In April, radical changes to UK tax law came into force, levelling the playing field for resident and non-resident investment funds by bringing foreign entities within the charge of UK tax on the disposal of land. While many felt this would impede inward investment at a critical time, the framework is unlikely to have a negative impact, as non-fiscal attractions remain a principal driver. Indeed, there is no evidence to suggest these measures, which merely correct an antiquated imbalance in tax law, have deterred overseas investors.
The changes initially caused headaches for HMRC [Her Majesty’s Revenue & Customs]. Concerns were raised about multiple taxation risks for collective investment scheme vehicles (CIVs), which account for much non-UK investment in British real estate. After consultation, the final legislation allows room for overseas funds to manoeuvre, but the onus lies with investors to ensure they avoid multiple charges.
CIVs may be subject to different layers of tax under which the fund and its investors can be charged. This is because in the new regime, the default position is for a CIV to be treated as a company and its investors as shareholders. For a multi-tiered CIV, this is a significant risk. In this scenario, a CIV would be subject to corporation tax on disposals of land (the direct charge) and its shareholders to capital gains tax on the disposal of their interests in the company (the indirect charge). To eliminate multiple taxation, HMRC allows funds to make one of two possible elections to ensure they aren’t caught out.
The first, an irrevocable transparency election, treats the CIV as a partnership, rather than a company, meaning a transparent treatment will apply to its investors. This means a UK resident investor (for example, a pension fund) that invests via an overseas CIV will retain their exempt status on disposals.
The second option is the exemption election, which applies to widely held CIVs. If made, the entities will be exempt from tax on land disposals. Instead, UK tax will apply to disposals at the investor level, so that only the indirect charge will bite.

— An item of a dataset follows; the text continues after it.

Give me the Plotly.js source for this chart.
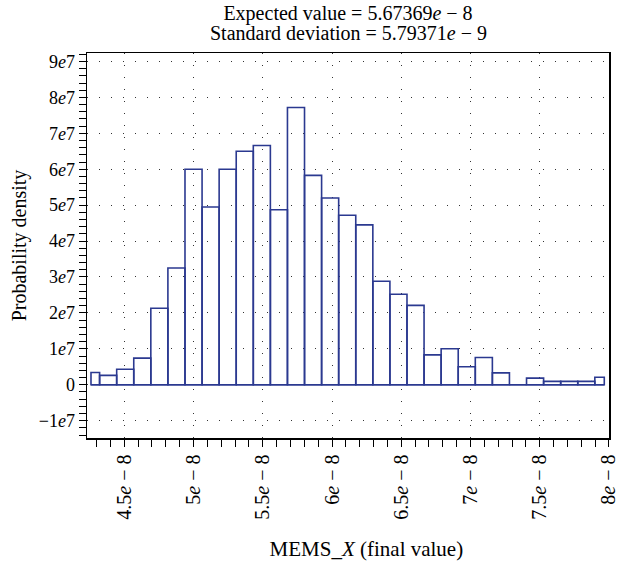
<!DOCTYPE html>
<html>
<head>
<meta charset="utf-8">
<script src="https://cdn.plot.ly/plotly-3.0.1.min.js"></script>
<style>
  html, body { margin: 0; padding: 0; background: #ffffff; }
  #chart { width: 632px; height: 565px; }
</style>
</head>
<body>
<div id="chart"></div>
<script>
// Histogram bin edges
const binEdges = [
  4.2597e-8, 4.3219e-8, 4.4452e-8, 4.5685e-8, 4.6918e-8, 4.8151e-8, 4.9385e-8,
  5.0618e-8, 5.1851e-8, 5.3084e-8, 5.4317e-8, 5.5550e-8, 5.6783e-8, 5.8016e-8,
  5.9249e-8, 6.0482e-8, 6.1716e-8, 6.2949e-8, 6.4182e-8, 6.5415e-8, 6.6648e-8,
  6.7881e-8, 6.9114e-8, 7.0347e-8, 7.1580e-8, 7.2813e-8, 7.4047e-8, 7.5280e-8,
  7.6513e-8, 7.7746e-8, 7.8979e-8, 7.9661e-8
];
// Probability density of each bin
const densities = [
  3.4e6, 2.6e6, 4.3e6, 7.4e6, 2.13e7, 3.25e7, 6.0e7, 4.95e7, 6.0e7, 6.5e7,
  6.66e7, 4.87e7, 7.72e7, 5.83e7, 5.2e7, 4.72e7, 4.45e7, 2.88e7, 2.52e7, 2.21e7,
  8.3e6, 1.0e7, 5.0e6, 7.6e6, 3.3e6, 0, 1.85e6, 9.3e5, 9.3e5, 9.3e5, 2.1e6
];
// Tick values and labels
const xTickVals = [4.5e-8, 5e-8, 5.5e-8, 6e-8, 6.5e-8, 7e-8, 7.5e-8, 8e-8];
const xTickText = ["4.5<i>e</i> − 8", "5<i>e</i> − 8", "5.5<i>e</i> − 8", "6<i>e</i> − 8",
                   "6.5<i>e</i> − 8", "7<i>e</i> − 8", "7.5<i>e</i> − 8", "8<i>e</i> − 8"];
const yTickVals = [-1e7, 0, 1e7, 2e7, 3e7, 4e7, 5e7, 6e7, 7e7, 8e7, 9e7];
const yTickText = ["−1<i>e</i>7", "0", "1<i>e</i>7", "2<i>e</i>7", "3<i>e</i>7", "4<i>e</i>7",
                   "5<i>e</i>7", "6<i>e</i>7", "7<i>e</i>7", "8<i>e</i>7", "9<i>e</i>7"];
const titleLine1 = "Expected value = 5.67369<i>e</i> − 8";
const titleLine2 = "Standard deviation = 5.79371<i>e</i> − 9";
const xTitle = "MEMS_<i>X</i> (final value)";
const yTitle = "Probability density";

const centers = [], widths = [];
for (let i = 0; i < densities.length; i++) {
  centers.push((binEdges[i] + binEdges[i + 1]) / 2);
  widths.push(binEdges[i + 1] - binEdges[i]);
}
const barColor = "#2b3990";
const FONT = "Liberation Serif, Times New Roman, serif";

const traces = [
  {
    type: "scatter", mode: "lines",
    x: [binEdges[0], binEdges[binEdges.length - 1]], y: [0, 0],
    line: { color: barColor, width: 1.6 }, hoverinfo: "skip", showlegend: false
  },
  {
    type: "bar", x: centers, y: densities, width: widths,
    marker: { color: "rgba(0,0,0,0)", line: { color: barColor, width: 1.6 } },
    showlegend: false
  }
];

const gridStyle = { showgrid: true, gridcolor: "#333333", gridwidth: 1, griddash: "1px,11px" };

const layout = {
  width: 632, height: 565,
  margin: { l: 87, r: 23, t: 53, b: 127 },
  paper_bgcolor: "#ffffff", plot_bgcolor: "#ffffff",
  font: { family: FONT, size: 18, color: "#000000" },
  showlegend: false,
  bargap: 0,
  title: {
    text: titleLine1, x: 0.5, xref: "paper", xanchor: "center",
    y: 1 - 12.5 / 565, yref: "container", yanchor: "middle",
    font: { family: FONT, size: 20, color: "#000000" }
  },
  annotations: [{
    text: titleLine2, xref: "paper", yref: "paper", x: 0.5, y: 1 + 20 / 384.5,
    xanchor: "center", yanchor: "middle", showarrow: false,
    font: { family: FONT, size: 20, color: "#000000" }
  }],
  xaxis: Object.assign({
    range: [4.2309e-8, 8.0002e-8],
    tickmode: "array", tickvals: xTickVals, ticktext: xTickText,
    tickangle: -90, ticks: "outside", ticklen: 7, tickwidth: 1, tickcolor: "#000",
    tickfont: { family: FONT, size: 20, color: "#000" },
    minor: { tickmode: "linear", tick0: 4.5e-8, dtick: 1e-9, ticks: "outside", ticklen: 7, tickwidth: 1, tickcolor: "#000", showgrid: false },
    showline: true, linecolor: "#000", linewidth: 1.5, mirror: true,
    zeroline: false,
    title: { text: "&nbsp;&nbsp;&nbsp;&nbsp;&nbsp;&nbsp;&nbsp;" + xTitle, standoff: 22, font: { family: FONT, size: 21, color: "#000" } }
  }, gridStyle),
  yaxis: Object.assign({
    range: [-1.483e7, 9.236e7],
    tickmode: "array", tickvals: yTickVals, ticktext: yTickText,
    ticks: "outside", ticklen: 7, tickwidth: 1, tickcolor: "#000",
    tickfont: { family: FONT, size: 18, color: "#000" },
    minor: { tickmode: "linear", tick0: 0, dtick: 2e6, ticks: "outside", ticklen: 7, tickwidth: 1, tickcolor: "#000", showgrid: false },
    showline: true, linecolor: "#000", linewidth: 1.5, mirror: true,
    zeroline: false,
    title: { text: yTitle, standoff: 6, font: { family: FONT, size: 20, color: "#000" } }
  }, gridStyle)
};

Plotly.newPlot("chart", traces, layout, { displayModeBar: false, staticPlot: true });
</script>
</body>
</html>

Choosing the right option must be done on a bespoke basis. At face value, the transparency election may appeal as UK tax is limited to investors. But caution must be taken, as dry charges (tax on money which is never actually realised) may be invoked, because of nuances in partnership tax law.
The exemption election requires similar considerations, and a careful review of a fund’s structure and governance is required to assess fiscal risks. In addition, CIVs which qualify for the transparency election will have a limited window (until April 5, 2020) to determine how to structure the fund for these purposes. The rules should not deter investors. The new framework is in line with other major jurisdictions, but does not degrade the integrity of UK property as an asset class.
For discrete investments, using UK entities may simplify costs and there’s already a large amount of activity here. For bigger ‘serial’ investments, a UK REIT is attractive as it offers valuable tax exemptions. Otherwise, Jersey and Guernsey retain strong pull factors – solid regulation anchored in a stable ecosystem. Inevitably new fund structures will arise which work in tandem with the new tax regime – perhaps the emergence of a Jersey ‘shadow’ REIT?